Monday, December 06, 2010



Routing around censorship

Since Wikileaks started dumping America's diplomatic dirt, it has been subjected to an increasing number of attacks, both legal and illegal. Its servers have been taken down by DDOS attacks by "patriotic" hackers, and then its domain has been taken offline after being dropped by its (American) DNS provider. Those behind these attacks are obviously hoping that it would result in the suppression of Wikileaks and the information it is hosting. They couldn't be more wrong. Instead, it has had the usual effect, spawning a horde of mirrors. So now instead of the leaked material being in one place, its everywhere, and circulating peer-to-peer as well.

Its a classic example of the Streisand Effect. The net interprets censorship as damage and routes around it; attempts to suppress information instead help it to spread further.
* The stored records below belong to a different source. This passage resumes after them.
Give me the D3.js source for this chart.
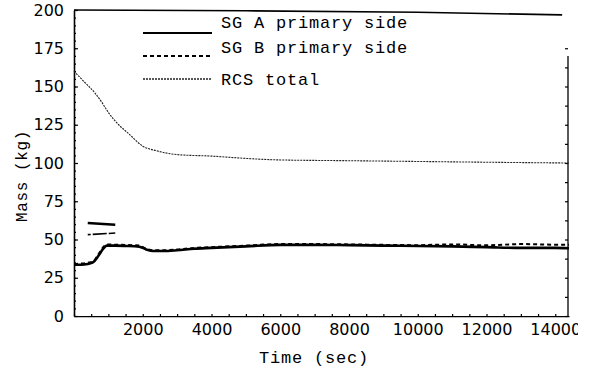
<!DOCTYPE html>
<html>
<head>
<meta charset="utf-8">
<script src="https://cdn.jsdelivr.net/npm/d3@7"></script>
<style>
  body{margin:0;background:#fff;}
  svg{display:block;}
</style>
</head>
<body>
<svg width="590" height="374"></svg>
<script>
// --- data ---
let sgTime=[0,200,400,550,700,850,950,1200,1500,1900,2100,2300,2600,3000,3500,4000,5000,6000,7000,8000,9000,10000,11000,12000,13000,14000,14400];
let sgA=[33.5,33.5,34,35,39,44,46,46,45.8,45.3,43.5,42.5,42.5,43,44,44.5,45.5,46.5,46.5,46.3,46,45.8,45.5,45,44.5,44.5,44.3];
let sgB=[34,34.3,34.8,35.5,40,45,46.8,46.6,46.4,46,44,43,43,43.5,44.5,45,46,47,47,46.8,46.5,46.3,46.8,46.2,47,46.6,46.5];
let rcsTime=[0,300,600,800,1000,1300,1600,2000,2400,3000,4000,5000,6000,8000,10000,12000,14400];
let rcsTotal=[160,153,146,140,133,125,119,111,108,105.5,104.5,103,102,101.5,101,100.5,100];
let topTime=[0,5000,10000,14200];
let topLine=[200,199.5,198.5,196.8];
let markUpper=[[400,60.8],[1200,59.6]];
let markLower=[[400,53.2],[1200,54.2]];
let xTicks=[2000,4000,6000,8000,10000,12000,14000];
let yTicks=[0,25,50,75,100,125,150,175,200];
let legendNames=['SG A primary side','SG B primary side','RCS total'];

let padLeft=74, padRight=569, padTop=10, padBottom=316;
const svg=d3.select('svg');

let xScale=d3.scaleLinear().domain([0,14400]).range([padLeft,padRight]);
let yScale=d3.scaleLinear().domain([0,200]).range([padBottom,padTop]);

let tickFont='"DejaVu Sans", sans-serif';
let monoFont='"Liberation Mono", "DejaVu Sans Mono", monospace';

// clip for the cut-off 14000 label at the right edge
svg.append('clipPath').attr('id','edge')
  .append('rect').attr('x',0).attr('y',0).attr('width',578).attr('height',374);

// axes
let yAxis=d3.axisLeft(yScale).tickValues(yTicks).tickSizeInner(-4).tickSizeOuter(0).tickPadding(10)
  .tickFormat(d3.format('d'));
let yMinor=d3.axisLeft(yScale).tickValues(d3.range(0,201,5)).tickSize(-2).tickFormat('');
let xAxis=d3.axisBottom(xScale).tickValues(xTicks).tickSizeInner(-4).tickSizeOuter(0).tickPadding(8)
  .tickFormat(d3.format('d'));
let xMinor=d3.axisBottom(xScale).tickValues(d3.range(0,14401,500)).tickSize(-2).tickFormat('');
let rAxis=d3.axisRight(yScale).tickValues(d3.range(0,176,12.5)).tickSize(-3).tickFormat('');

svg.append('g').attr('transform','translate('+padLeft+',0)').call(yMinor)
  .call(g=>g.select('.domain').remove());
svg.append('g').attr('transform','translate(0,'+padBottom+')').call(xMinor)
  .call(g=>g.select('.domain').remove());

let gy=svg.append('g').attr('id','y-axis').attr('transform','translate('+padLeft+',0)').call(yAxis);
let gx=svg.append('g').attr('id','x-axis').attr('transform','translate(0,'+padBottom+')').call(xAxis);
let gr=svg.append('g').attr('transform','translate('+(padRight-1)+',0)').call(rAxis);
gr.select('.domain').remove();
svg.append('line').attr('x1',padRight-1).attr('x2',padRight-1)
  .attr('y1',yScale(170)).attr('y2',padBottom).attr('stroke','#000').attr('stroke-width',1.3);

svg.selectAll('.domain').attr('stroke','#000').attr('stroke-width',1.6);
svg.selectAll('.tick line').attr('stroke','#000').attr('stroke-width',1.2);
gy.selectAll('text').attr('font-family',tickFont).attr('font-size',16).attr('fill','#000');
gx.selectAll('text').attr('font-family',tickFont).attr('font-size',16).attr('fill','#000');
gx.attr('clip-path','url(#edge)');

// lines
let lineSG=d3.line().x((d,i)=>xScale(sgTime[i])).y(d=>yScale(d)).curve(d3.curveMonotoneX);
let lineRCS=d3.line().x((d,i)=>xScale(rcsTime[i])).y(d=>yScale(d)).curve(d3.curveMonotoneX);
let lineTop=d3.line().x((d,i)=>xScale(topTime[i])).y(d=>yScale(d));
let linePts=d3.line().x(d=>xScale(d[0])).y(d=>yScale(d[1]));

svg.append('path').datum(topLine).attr('d',lineTop)
  .attr('fill','none').attr('stroke','#000').attr('stroke-width',1.6);

svg.append('path').datum(rcsTotal).attr('d',lineRCS)
  .attr('fill','none').attr('stroke','#222').attr('stroke-width',1.1).attr('stroke-dasharray','2,1');

svg.append('path').datum(sgA).attr('d',lineSG)
  .attr('fill','none').attr('stroke','#000').attr('stroke-width',2.6);
svg.append('path').datum(sgB).attr('d',lineSG)
  .attr('fill','none').attr('stroke','#000').attr('stroke-width',2).attr('stroke-dasharray','4,3');

svg.append('path').datum(markUpper).attr('d',linePts)
  .attr('fill','none').attr('stroke','#000').attr('stroke-width',2.6);
svg.append('path').datum(markLower).attr('d',linePts)
  .attr('fill','none').attr('stroke','#000').attr('stroke-width',1.6).attr('stroke-dasharray','3,2,14,2,24,0');

// legend
let legY=[33,56,79];
let textY=[28,53,85];
let legStyles=[{w:2.2,dash:null,c:'#000'},{w:1.8,dash:'4,3',c:'#000'},{w:1.3,dash:'2,1',c:'#222'}];
let leg=svg.append('g');
legendNames.forEach((name,i)=>{
  let l=leg.append('line').attr('x1',143).attr('x2',212).attr('y1',legY[i]).attr('y2',legY[i])
    .attr('stroke',legStyles[i].c).attr('stroke-width',legStyles[i].w);
  if(legStyles[i].dash) l.attr('stroke-dasharray',legStyles[i].dash);
  leg.append('text').attr('x',221).attr('y',textY[i]).text(name)
    .attr('font-family',monoFont).attr('font-size',17).attr('letter-spacing',0.8).attr('fill','#000');
});

// axis titles
svg.append('text').attr('x',314).attr('y',363).attr('text-anchor','middle')
  .attr('font-family',monoFont).attr('font-size',17).attr('letter-spacing',0.8).text('Time (sec)');
svg.append('text').attr('transform','translate(27,176) rotate(-90)').attr('text-anchor','middle')
  .attr('font-family',monoFont).attr('font-size',16).attr('letter-spacing',0.6).text('Mass (kg)');
</script>
</body>
</html>
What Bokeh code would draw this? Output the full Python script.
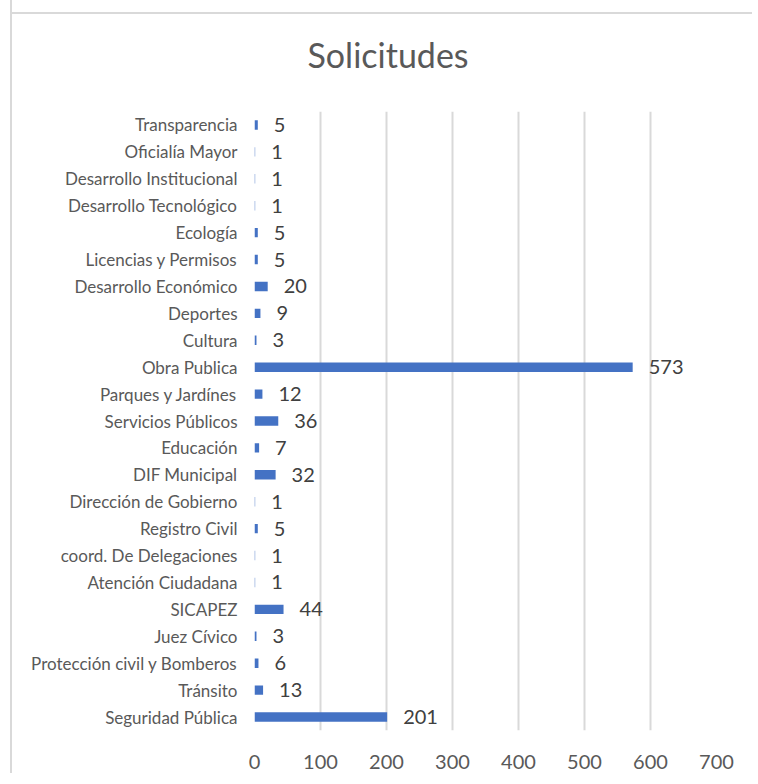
from bokeh.plotting import figure
from bokeh.models import ColumnDataSource, Range1d, FactorRange, FixedTicker, InlineStyleSheet
from bokeh.core.properties import value
from bokeh.embed import file_html
from bokeh.resources import INLINE

# Categories listed bottom to top
categories = [
    "Seguridad Pública",
    "Tránsito",
    "Protección civil y Bomberos",
    "Juez Cívico",
    "SICAPEZ",
    "Atención Ciudadana",
    "coord. De Delegaciones",
    "Registro Civil",
    "Dirección de Gobierno",
    "DIF Municipal",
    "Educación",
    "Servicios Públicos",
    "Parques y Jardínes",
    "Obra Publica",
    "Cultura",
    "Deportes",
    "Desarrollo Económico",
    "Licencias y Permisos",
    "Ecología",
    "Desarrollo Tecnológico",
    "Desarrollo Institucional",
    "Oficialía Mayor",
    "Transparencia",
]
counts = [201, 13, 6, 3, 44, 1, 1, 5, 1, 32, 7, 36, 12, 573, 3, 9, 20, 5, 5, 1, 1, 1, 5]
x_ticks = [0, 100, 200, 300, 400, 500, 600, 700]

src = ColumnDataSource(dict(cat=categories, val=counts, label=[str(v) for v in counts]))

p = figure(
    width=742, height=775,
    y_range=FactorRange(factors=categories, range_padding=0),
    x_range=Range1d(0, 700),
    output_backend="svg", toolbar_location=None,
    min_border_left=242, min_border_right=38, min_border_top=0, min_border_bottom=43,
)
p.styles = {"border-left": "2px solid #d9d9d9", "margin-left": "10px", "margin-top": "-2px"}
p.stylesheets = [InlineStyleSheet(css=(
    ":host::after {content: ''; position: absolute; left: -2px; top: 14px; "
    "width: calc(100% + 2px); height: 2px; background: #d9d9d9; z-index: 50; pointer-events: none;}"
))]
p.outline_line_color = None
p.background_fill_color = "white"
p.border_fill_color = "white"

p.hbar(y="cat", left=0, right="val", height=0.35, fill_color="#4472C4", line_color=None, source=src)
p.text(x="val", y="cat", text="label", x_offset=16, text_baseline="middle", text_align="left",
       text_font=value("Lato"), text_font_size="20px", text_color="#404040", source=src)

p.title.text = "Solicitudes"
p.title.align = "left"
p.title.vertical_align = "top"
p.title.offset = 53
p.title.standoff = 70
p.title.text_font = "Lato"
p.title.text_font_size = "34px"
p.title.text_font_style = "normal"
p.title.text_color = "#595959"

p.xaxis.ticker = FixedTicker(ticks=x_ticks)
p.xgrid.ticker = FixedTicker(ticks=x_ticks)
p.xgrid.grid_line_color = "#d9d9d9"
p.xgrid.grid_line_width = 2
p.ygrid.visible = False

for ax in (p.xaxis, p.yaxis):
    ax.axis_line_color = None
    ax.major_tick_line_color = None
    ax.minor_tick_line_color = None
    ax.major_label_text_font = "Lato"
    ax.major_label_text_color = "#595959"
p.xaxis.major_label_standoff = 18
p.yaxis.major_label_standoff = 11
p.xaxis.major_label_text_font_size = "20px"
p.yaxis.major_label_text_font_size = "17px"

open("out.html", "w").write(file_html(p, INLINE))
Even if the US does something catastrophic, and starts drone-bombing servers, the leaked data is already circulating as a torrent and has been downloaded thousands of times; all Wikileaks has to do is tweet a 256-bit key (about 32 characters of text), and it all goes public, without their redactions to limit the names of US sources who might be in danger.

This information - or anything else people choose to leak - cannot be suppressed. Those in power will just have to learn to live with a more transparent world. And if they can't, we're better off without them.